-- EXERCISE DESCRIPTION --
Would you transcribe the whole listing exactly, minus its pictures?

-- SOURCE EXCERPT --
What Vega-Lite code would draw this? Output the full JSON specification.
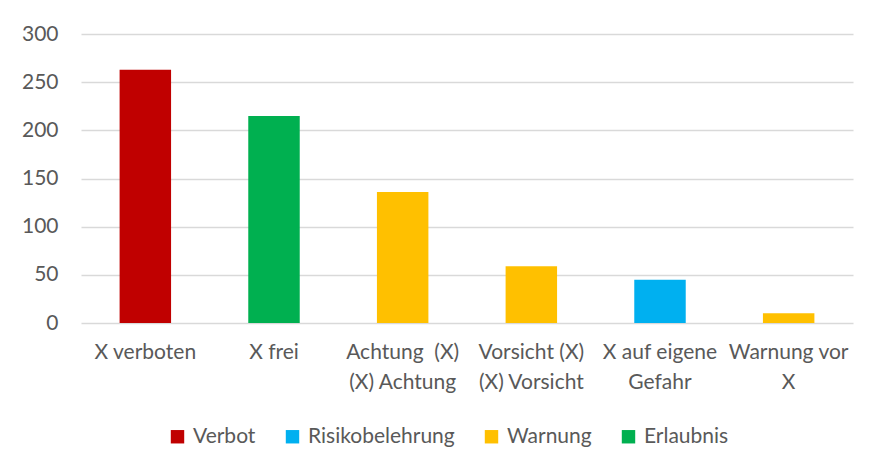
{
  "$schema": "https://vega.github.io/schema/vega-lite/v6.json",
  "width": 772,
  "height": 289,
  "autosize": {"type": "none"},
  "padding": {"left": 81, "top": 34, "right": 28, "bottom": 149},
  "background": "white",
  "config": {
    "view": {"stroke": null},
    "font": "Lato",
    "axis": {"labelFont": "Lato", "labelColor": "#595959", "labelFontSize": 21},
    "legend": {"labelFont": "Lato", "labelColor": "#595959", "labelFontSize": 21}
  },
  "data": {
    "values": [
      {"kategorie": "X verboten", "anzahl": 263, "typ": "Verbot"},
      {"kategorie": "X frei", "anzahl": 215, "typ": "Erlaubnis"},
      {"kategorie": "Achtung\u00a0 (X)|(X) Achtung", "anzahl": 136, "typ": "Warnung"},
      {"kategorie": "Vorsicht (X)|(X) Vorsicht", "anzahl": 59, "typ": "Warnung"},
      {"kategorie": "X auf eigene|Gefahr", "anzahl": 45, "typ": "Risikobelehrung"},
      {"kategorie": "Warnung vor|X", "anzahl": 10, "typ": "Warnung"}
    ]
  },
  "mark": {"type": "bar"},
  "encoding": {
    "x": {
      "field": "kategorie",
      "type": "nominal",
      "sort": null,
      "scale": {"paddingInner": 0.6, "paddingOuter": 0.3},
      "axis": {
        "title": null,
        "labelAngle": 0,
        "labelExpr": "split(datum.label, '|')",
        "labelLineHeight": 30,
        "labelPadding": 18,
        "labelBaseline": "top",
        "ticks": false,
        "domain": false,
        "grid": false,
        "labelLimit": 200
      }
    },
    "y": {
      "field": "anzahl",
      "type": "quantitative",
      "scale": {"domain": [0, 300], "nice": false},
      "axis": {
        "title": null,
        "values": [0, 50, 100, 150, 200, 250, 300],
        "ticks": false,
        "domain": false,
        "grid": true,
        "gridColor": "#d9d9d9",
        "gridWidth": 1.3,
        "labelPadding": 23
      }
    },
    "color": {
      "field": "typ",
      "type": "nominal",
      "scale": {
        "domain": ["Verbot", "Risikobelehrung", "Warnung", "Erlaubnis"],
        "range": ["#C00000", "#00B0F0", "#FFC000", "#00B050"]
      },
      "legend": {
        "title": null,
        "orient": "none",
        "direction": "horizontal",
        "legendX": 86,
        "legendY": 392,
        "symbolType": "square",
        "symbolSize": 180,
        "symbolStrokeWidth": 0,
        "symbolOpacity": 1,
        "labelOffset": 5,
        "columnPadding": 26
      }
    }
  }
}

-- SOLUTION TO THE EXERCISE --
What Vega-Lite code would draw this? Output the full JSON specification.
{
  "$schema": "https://vega.github.io/schema/vega-lite/v6.json",
  "width": 772,
  "height": 289,
  "autosize": {"type": "none"},
  "padding": {"left": 81, "top": 34, "right": 28, "bottom": 149},
  "background": "white",
  "config": {
    "view": {"stroke": null},
    "font": "Lato",
    "axis": {"labelFont": "Lato", "labelColor": "#595959", "labelFontSize": 21},
    "legend": {"labelFont": "Lato", "labelColor": "#595959", "labelFontSize": 21}
  },
  "data": {
    "values": [
      {"kategorie": "X verboten", "anzahl": 263, "typ": "Verbot"},
      {"kategorie": "X frei", "anzahl": 215, "typ": "Erlaubnis"},
      {"kategorie": "Achtung\u00a0 (X)|(X) Achtung", "anzahl": 136, "typ": "Warnung"},
      {"kategorie": "Vorsicht (X)|(X) Vorsicht", "anzahl": 59, "typ": "Warnung"},
      {"kategorie": "X auf eigene|Gefahr", "anzahl": 45, "typ": "Risikobelehrung"},
      {"kategorie": "Warnung vor|X", "anzahl": 10, "typ": "Warnung"}
    ]
  },
  "mark": {"type": "bar"},
  "encoding": {
    "x": {
      "field": "kategorie",
      "type": "nominal",
      "sort": null,
      "scale": {"paddingInner": 0.6, "paddingOuter": 0.3},
      "axis": {
        "title": null,
        "labelAngle": 0,
        "labelExpr": "split(datum.label, '|')",
        "labelLineHeight": 30,
        "labelPadding": 18,
        "labelBaseline": "top",
        "ticks": false,
        "domain": false,
        "grid": false,
        "labelLimit": 200
      }
    },
    "y": {
      "field": "anzahl",
      "type": "quantitative",
      "scale": {"domain": [0, 300], "nice": false},
      "axis": {
        "title": null,
        "values": [0, 50, 100, 150, 200, 250, 300],
        "ticks": false,
        "domain": false,
        "grid": true,
        "gridColor": "#d9d9d9",
        "gridWidth": 1.3,
        "labelPadding": 23
      }
    },
    "color": {
      "field": "typ",
      "type": "nominal",
      "scale": {
        "domain": ["Verbot", "Risikobelehrung", "Warnung", "Erlaubnis"],
        "range": ["#C00000", "#00B0F0", "#FFC000", "#00B050"]
      },
      "legend": {
        "title": null,
        "orient": "none",
        "direction": "horizontal",
        "legendX": 86,
        "legendY": 392,
        "symbolType": "square",
        "symbolSize": 180,
        "symbolStrokeWidth": 0,
        "symbolOpacity": 1,
        "labelOffset": 5,
        "columnPadding": 26
      }
    }
  }
}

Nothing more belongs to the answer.